Hoarding differs from collecting
Collectors usually keep their items displayed, organized, and even wrapped and sealed, says McGrath. “Hoarding is willy nilly all over the place. It also interferes with your life.” A large collection of horse memorabilia, for example, that is displayed in a clean, organized way is not hoarding. But if the items start to pile up, become moldy and dirty, and end up being stashed in the bathtub, that’s hoarding, says McGrath. There’s no organization to the clutter, which is often stacked precariously or tossed into piles.
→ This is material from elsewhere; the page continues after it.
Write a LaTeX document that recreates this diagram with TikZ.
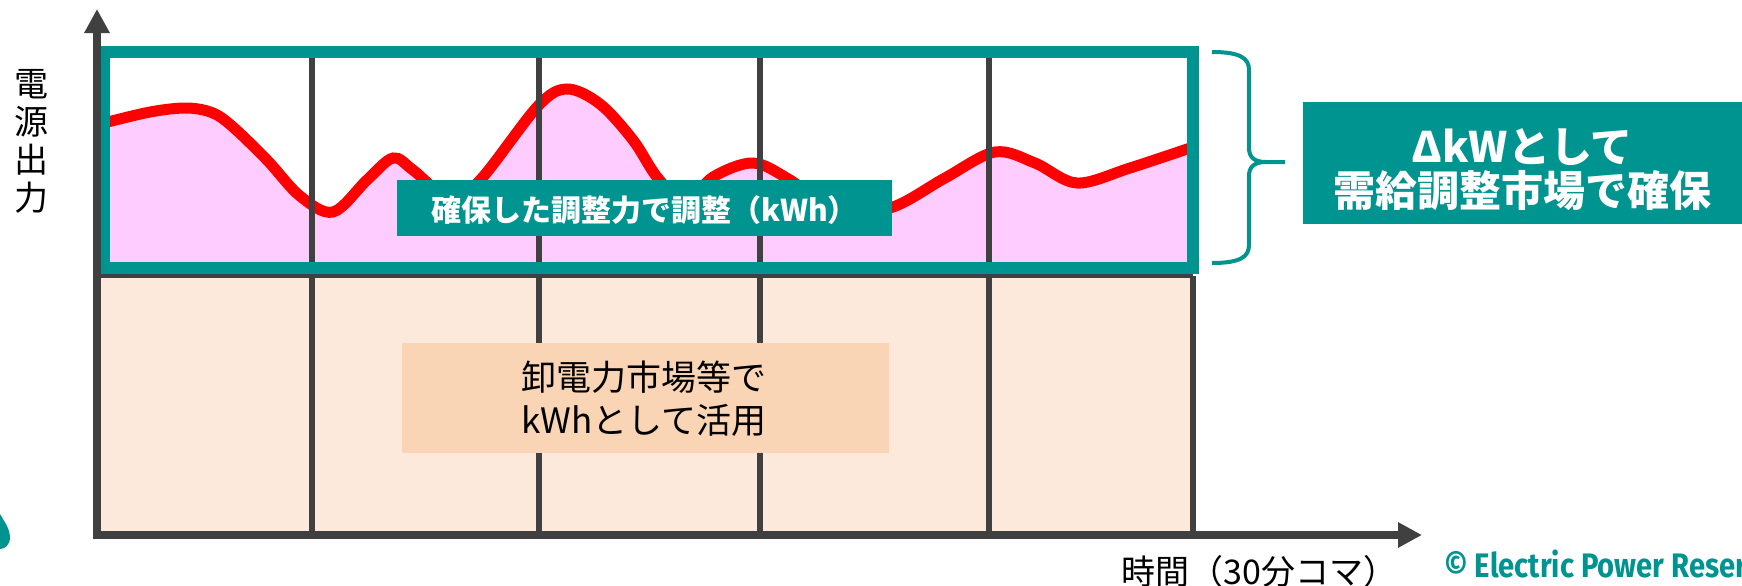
\documentclass[tikz,border=0pt]{standalone}
\usepackage{fontspec}
\setmainfont{Noto Sans CJK JP}
\newfontfamily\crfont{Fira Sans}[FakeStretch=0.86]
\usetikzlibrary{arrows.meta}
\definecolor{tealc}{RGB}{0,148,144}
\definecolor{axisgray}{RGB}{64,64,64}
\definecolor{pinkfill}{RGB}{255,204,255}
\definecolor{beigefill}{RGB}{252,233,219}
\definecolor{peachfill}{RGB}{250,213,181}
\begin{document}
\begin{tikzpicture}[x=0.5pt,y=-0.5pt,
  axisline/.style={draw=axisgray,line width=4.25pt,-{Triangle[length=12pt,width=12pt]}},
  gridline/.style={draw=axisgray,line width=2.75pt},
  boxnode/.style={inner sep=0pt,draw=none},
  txt/.style={inner sep=0pt,anchor=base}]
\useasboundingbox (0,0) rectangle (1742,585);
% lower grid background
\fill[beigefill] (97,275.5) rectangle (1193,535);
% upper area with curve
\begin{scope}
\clip (104,51.5) rectangle (1192.5,267.5);
\fill[white] (104,51.5) rectangle (1192.5,267.5);
\fill[pinkfill] plot[smooth,tension=0.55] coordinates {(100,124) (150,112) (187,108) (213,113) (233,127) (267,160) (300,196) (333,212) (367,180) (393,158) (413,170) (452,200) (482,178) (538,106) (567,89) (600,104) (633,140) (657,177) (685,203) (713,177) (753,163) (790,180) (840,214) (893,207) (945,178) (995,152) (1035,163) (1077,183) (1130,168) (1196,146)} -- (1196,280) -- (100,280) -- cycle;
\draw[red,line width=5.5pt] plot[smooth,tension=0.55] coordinates {(100,124) (150,112) (187,108) (213,113) (233,127) (267,160) (300,196) (333,212) (367,180) (393,158) (413,170) (452,200) (482,178) (538,106) (567,89) (600,104) (633,140) (657,177) (685,203) (713,177) (753,163) (790,180) (840,214) (893,207) (945,178) (995,152) (1035,163) (1077,183) (1130,168) (1196,146)};
\end{scope}
% grid lines
\foreach \gx in {312,539,760,989} {\draw[gridline] (\gx,51) -- (\gx,535);}
\draw[gridline,line width=2.5pt] (97,275.5) -- (1193,275.5);
\draw[gridline,line width=3pt] (1193,275.5) -- (1193,535);
% teal frame
\draw[tealc,line width=6pt] (104,51.5) rectangle (1192.5,267.5);
% axes
\coordinate (yorig) at (97,539);
\coordinate (ytip) at (97,9);
\coordinate (xorig) at (93,535);
\coordinate (xtip) at (1422,535);
\draw[axisline] (yorig) -- (ytip);
\draw[axisline] (xorig) -- (xtip);
% boxes
\node[boxnode,fill=tealc,minimum width=247.5pt,minimum height=28pt] (adjbox) at (644.5,208) {};
\node[txt,text=white,font=\fontsize{15}{18}\selectfont\bfseries] (adjtxt) at (644.5,221) {確保した調整力で調整（kWh）};
\node[boxnode,fill=peachfill,minimum width=243.5pt,minimum height=55pt] (kwhbox) at (645.5,398) {};
\node[txt,font=\fontsize{17.5}{21}\selectfont] (kwh1) at (644,390) {卸電力市場等で};
\node[txt,font=\fontsize{17.5}{21}\selectfont] (kwh2) at (644,433) {kWhとして活用};
% brace
\draw[tealc,line width=2pt] (1212,52) .. controls (1240,52) and (1249,58) .. (1249,70) -- (1249,148) .. controls (1249,157) and (1254,162) .. (1266,162) -- (1285,162);
\draw[tealc,line width=2pt] (1212,263) .. controls (1240,263) and (1249,257) .. (1249,245) -- (1249,176) .. controls (1249,167) and (1254,162) .. (1266,162);
% right box
\node[boxnode,fill=tealc,minimum width=223.5pt,minimum height=61pt] (dkwbox) at (1526.5,163) {};
\node[txt,text=white,font=\fontsize{21}{24}\selectfont\bfseries] (dkw1) at (1522,162) {ΔkWとして};
\node[txt,text=white,font=\fontsize{21}{24}\selectfont\bfseries] (dkw2) at (1522,206) {需給調整市場で確保};
% axis labels
\node[inner sep=0pt,align=center,font=\fontsize{17}{19}\selectfont] (ylabel) at (32,141) {電\\源\\出\\力};
\node[txt,anchor=base west,font=\fontsize{17}{19}\selectfont] (xlabel) at (1121,584) {時間（30分コマ）};
% copyright
\node[txt,anchor=base west,text=tealc,font=\crfont\bfseries\fontsize{17}{19}\selectfont] (copy) at (1444,577) {© Electric Power Reser};
% logo fragment
\fill[tealc] (0,514) .. controls (6,524) and (10,530) .. (10,537) .. controls (10,545) and (5,549) .. (0,549) -- cycle;
\end{tikzpicture}
\end{document}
Hoarding is its own mental illness
Initially thought of as a subset of obsessive-compulsive disorder (OCD), hoarding is now considered a separate affliction on its own, says McGrath. Known as “hoarding disorder,” hoarding affects a person’s ability to maintain relationships, hold down a job, and function normally in general. Hoarders are often indecisive, prone to procrastination and perfectionism, disorganized, and easily distracted, which can contribute to the overall severity of the hoarding.
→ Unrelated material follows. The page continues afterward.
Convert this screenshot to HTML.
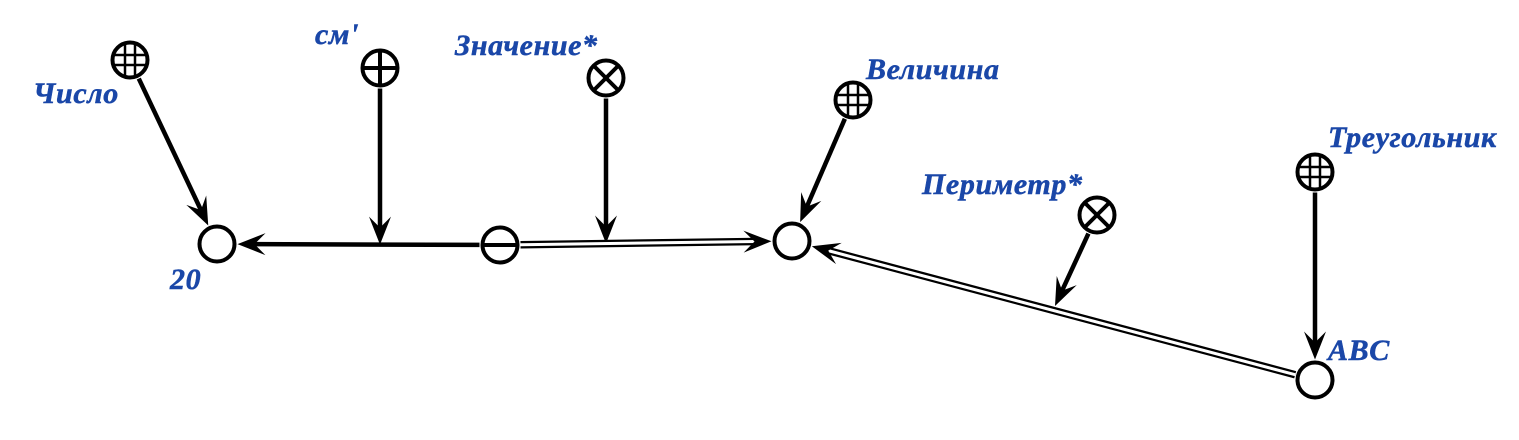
<!DOCTYPE html>
<html><head><meta charset="utf-8"><style>
html,body{margin:0;padding:0;background:#fff;width:1519px;height:440px;overflow:hidden}
text{font-family:"Liberation Serif","DejaVu Serif",serif;font-style:italic;font-weight:bold;fill:#1a47a8;stroke:#1a47a8;stroke-width:0.5px;font-size:30px;letter-spacing:0.6px}
</style></head><body>
<svg id="s" width="1519" height="440" viewBox="0 0 1519 440">
<g id="edges"></g><g id="nodes"></g><g id="labels">
<text x="33" y="103">Число</text>
<text x="315" y="44">см'</text>
<text x="455" y="55">Значение*</text>
<text x="866" y="79">Величина</text>
<text x="922" y="194">Периметр*</text>
<text x="1328" y="147">Треугольник</text>
<text x="170" y="289">20</text>
<text x="1328" y="360">ABC</text>
</g></svg>
<script>
const NS="http://www.w3.org/2000/svg";
const nodeIds=["chislo","sm","znach","velich","perim","treug","n20","minus","center","abc"];
const nodeX=[130,380,606,853,1097,1315,217,500,792,1315];
const nodeY=[60,68,78,100,215,172,244,245,241,380];
const nodeKind=["grid","plus","cross","grid","cross","grid","empty","minus","empty","empty"];
const edgeFrom=["chislo","sm","znach","velich","perim","treug","minus","minus","abc"];
const edgeTo=["n20","@minus-n20","@minus-center","center","@abc-center","abc","n20","center","center"];
const edgeDouble=[0,0,0,0,0,0,0,1,1];
const R=17.5;
function P(id){const i=nodeIds.indexOf(id);return [nodeX[i],nodeY[i]];}
function mk(t,a,p){const e=document.createElementNS(NS,t);for(const k in a)e.setAttribute(k,a[k]);p.appendChild(e);return e;}
const eg=document.getElementById('edges'),ng=document.getElementById('nodes');
function endpoints(f,t){
  let a=P(f),b,tr=R+3;
  if(t[0]=='@'){const [p,q]=t.slice(1).split('-');const A=P(p),B=P(q);
    const u=(a[0]-A[0])/(B[0]-A[0]);b=[a[0],A[1]+u*(B[1]-A[1])];
    if(f=='perim'){b=[1055,306];}
    tr=0;}
  else b=P(t);
  const dx=b[0]-a[0],dy=b[1]-a[1],L=Math.hypot(dx,dy),ux=dx/L,uy=dy/L;
  return [a[0]+ux*(R+3),a[1]+uy*(R+3),b[0]-ux*tr,b[1]-uy*tr,ux,uy];
}
edgeFrom.forEach((f,i)=>{
  const [x1,y1,x2,y2,ux,uy]=endpoints(f,edgeTo[i]);
  const g=mk('g',{},eg);
  
  
  const bx=x2-ux*16,by=y2-uy*16;
  if(edgeDouble[i]){mk('line',{x1,y1,x2:bx,y2:by,stroke:'#000','stroke-width':7.5},g);mk('line',{x1,y1,x2:bx,y2:by,stroke:'#fff','stroke-width':3},g);}
  else mk('line',{x1,y1,x2:bx,y2:by,stroke:'#000','stroke-width':4.5},g);
  const px=-uy,py=ux,bk=28,w=11,nk=17;
  const pts=[[x2,y2],[x2-ux*bk+px*w,y2-uy*bk+py*w],[x2-ux*nk,y2-uy*nk],[x2-ux*bk-px*w,y2-uy*bk-py*w]];
  mk('polygon',{points:pts.map(p=>p.join(',')).join(' '),fill:'#000'},g);
});
nodeIds.forEach((id,i)=>{
  const x=nodeX[i],y=nodeY[i],k=nodeKind[i];
  const g=mk('g',{},ng);
  
  
  mk('circle',{cx:x,cy:y,r:R,fill:'#fff',stroke:'#000','stroke-width':4},g);
  const L=(a,b,c,d,w)=>mk('line',{x1:a,y1:b,x2:c,y2:d,stroke:'#000','stroke-width':w},g);
  if(k=='plus'){L(x-R,y,x+R,y,4);L(x,y-R,x,y+R,4);}
  if(k=='minus'){L(x-R,y,x+R,y,4);}
  if(k=='cross'){const d=R*0.707;L(x-d,y-d,x+d,y+d,4);L(x-d,y+d,x+d,y-d,4);}
  if(k=='grid'){[-5,5].forEach(o=>{const h=Math.sqrt(R*R-o*o);L(x+o,y-h,x+o,y+h,2.5);L(x-h,y+o,x+h,y+o,2.5);});}
});
</script>
</body></html>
Hoarders become socially isolated
If a loved one stops inviting you over to their home, they could be embarrassed by the clutter. “They may meet you at the end of the driveway but not allow you to come inside,” says Paxton. “Sometimes you can look toward the top of the windows and see boxes and other items stacked up.” There may be no place to sit or visit comfortably. In addition, children of hoarders often won’t bring home friends because the mess embarrasses them.
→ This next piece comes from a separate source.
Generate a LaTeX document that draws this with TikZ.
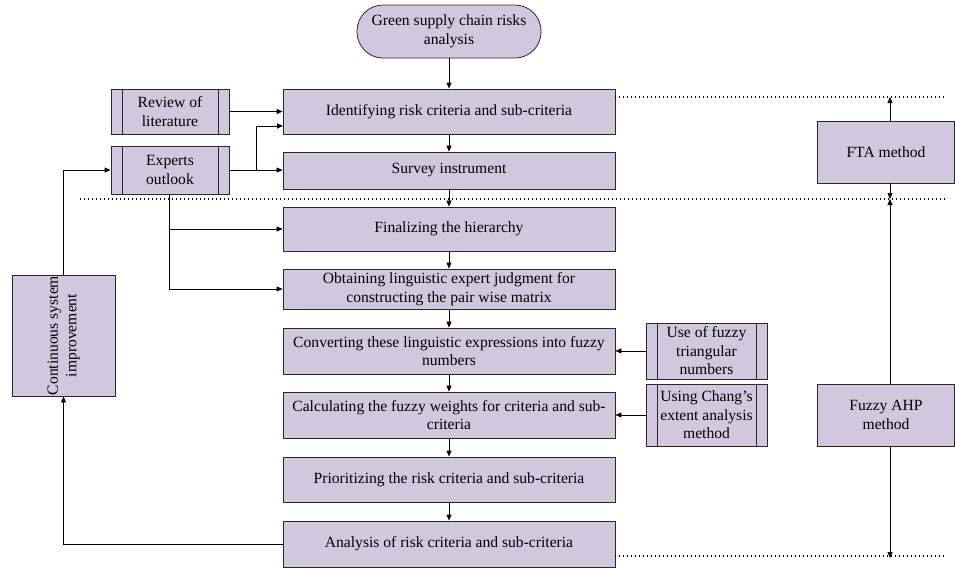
\documentclass[tikz,border=0pt]{standalone}
\usepackage{fontspec}
\setmainfont{Liberation Serif}
\usetikzlibrary{arrows.meta,calc}
\definecolor{boxfill}{RGB}{209,200,224}
\definecolor{edge}{RGB}{40,40,40}
\tikzset{
  base/.style={draw=edge,fill=boxfill,line width=0.8pt,align=center,inner sep=1pt,
    font=\fontsize{15.6}{18.5}\selectfont},
  mainbox/.style={base,minimum width=332pt},
  subproc/.style={base,
    path picture={
      \draw[edge,line width=0.8pt] ([xshift=11pt]path picture bounding box.north west) -- ([xshift=11pt]path picture bounding box.south west);
      \draw[edge,line width=0.8pt] ([xshift=-11pt]path picture bounding box.north east) -- ([xshift=-11pt]path picture bounding box.south east);}},
  conn/.style={draw=black,line width=0.8pt,-{Triangle[length=6pt,width=5pt]}},
  dotline/.style={draw=black,line width=1.1pt,dash pattern=on 1.1pt off 2.9pt}
}
\begin{document}
\begin{tikzpicture}[x=1pt,y=-1pt]
\useasboundingbox (0,0) rectangle (955,568);

% main column
\node[base,minimum width=184pt,minimum height=53pt,rounded corners=26pt] (start) at (449,31.5) {Green supply chain risks\\analysis};
\node[mainbox,minimum height=45pt] (ident) at (449,111.5) {Identifying risk criteria and sub-criteria};
\node[mainbox,minimum height=37pt] (survey) at (449,170.5) {Survey instrument};
\node[mainbox,minimum height=44pt] (final) at (449,229) {Finalizing the hierarchy};
\node[mainbox,minimum height=40pt] (obtain) at (449,289) {Obtaining linguistic expert judgment for\\constructing the pair wise matrix};
\node[mainbox,minimum height=46pt] (convert) at (449,351) {Converting these linguistic expressions into fuzzy\\numbers};
\node[mainbox,minimum height=46pt] (calc) at (449,415) {Calculating the fuzzy weights for criteria and sub-\\criteria};
\node[mainbox,minimum height=45pt] (prior) at (449,479.5) {Prioritizing the risk criteria and sub-criteria};
\node[mainbox,minimum height=46pt] (analysis) at (449,544) {Analysis of risk criteria and sub-criteria};

% left boxes
\node[subproc,minimum width=118pt,minimum height=45pt] (review) at (170,111.5) {Review of\\literature};
\node[subproc,minimum width=118pt,minimum height=48pt] (experts) at (170,170) {Experts\\outlook};
\node[base,minimum width=103pt,minimum height=117pt] (cont) at (63.5,335.5) {\rotatebox{90}{\begin{tabular}{@{}c@{}}Continuous system\\improvement\end{tabular}}};

% right side boxes
\node[subproc,minimum width=121pt,minimum height=56pt] (fuzzy) at (706.5,351) {Use of fuzzy\\triangular\\numbers};
\node[subproc,minimum width=121pt,minimum height=62pt] (chang) at (706.5,415) {Using Chang’s\\extent analysis\\method};
\node[base,minimum width=137pt,minimum height=62pt] (fta) at (886,152) {FTA method};
\node[base,minimum width=137pt,minimum height=62pt] (ahp) at (886,415) {Fuzzy AHP\\method};

% dotted lines
\coordinate (d1a) at (615,97);  \coordinate (d1b) at (945,97);
\coordinate (d2a) at (80,199);  \coordinate (d2b) at (945,199);
\coordinate (d3a) at (615,556); \coordinate (d3b) at (945,556);
\draw[dotline] (d1a) -- (d1b);
\draw[dotline] (d2a) -- (d2b);
\draw[dotline] (d3a) -- (d3b);

% main flow
\draw[conn] (start) -- (ident);
\draw[conn] (ident) -- (survey);
\draw[conn] (survey) -- (final);
\draw[conn] (final) -- (obtain);
\draw[conn] (obtain) -- (convert);
\draw[conn] (convert) -- (calc);
\draw[conn] (calc) -- (prior);
\draw[conn] (prior) -- (analysis);

% left connections
\draw[conn] (review.east) -- (review.east -| ident.west);
\draw[conn] (experts.east) -- (experts.east -| survey.west);
\coordinate (eb) at (256,170);
\coordinate (ie) at (283,126);
\draw[conn] (eb) |- (ie);
\coordinate (es) at (169,194);
\draw[conn] (es) |- (obtain.west);
\draw[conn] (es |- final.west) -- (final.west);
\draw[conn] (cont.north) |- (experts.west);
\draw[conn] (analysis.west) -| (cont.south);

% right connections
\draw[conn] (fuzzy.west) -- (fuzzy.west -| convert.east);
\draw[conn] (chang.west) -- (chang.west -| calc.east);

% method arrows
\coordinate (ax) at (890,0);
\draw[conn] (fta.north -| ax) -- (d1a -| ax);
\draw[conn] (fta.south -| ax) -- (d2a -| ax);
\draw[conn] (ahp.north -| ax) -- (d2a -| ax);
\draw[conn] (ahp.south -| ax) -- ([yshift=-2pt]d3a -| ax);
\end{tikzpicture}
\end{document}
Hoarding is not about monetary value
It’s never about the monetary worth or value of the item itself, says Paxton. “It doesn’t matter what it’s worth, it’s about control. We’ve found everything from famous artwork to $18,000 in cash in a rat’s nest to piles of used diapers.” On some level, hoarders believe that these items will serve them in the future, says Gross. “They feel less anxious and more comfortable by possessing them. In fact, just the thought of eliminating or clearing the clutter creates anxiety, stress, and dysfunction.”
Overcoming hoarding requires therapy
Aside from a temporarily cleaner home, hiring a crew to clear out a hoarder’s house will do nothing for the person in the long term. In fact, taking things away will only backfire. “Many hoarders experience a subset of problems that tend to get worse over the years, such as alcohol and drug abuse or anxiety,” says Gross. “Cognitive behavioral therapy is most successful, especially when incorporated with medication if necessary.” This approach enables hoarders to lower their stress and anxiety and eventually learn to let go of unneeded objects and clutter. “Through behavior modification and cognitive behavioral therapy, hoarders can give voice to their depression, stress, or anxiety while helping to find healthy ways to reduce their stress, relax, and self manage the hoarding,” says Gross.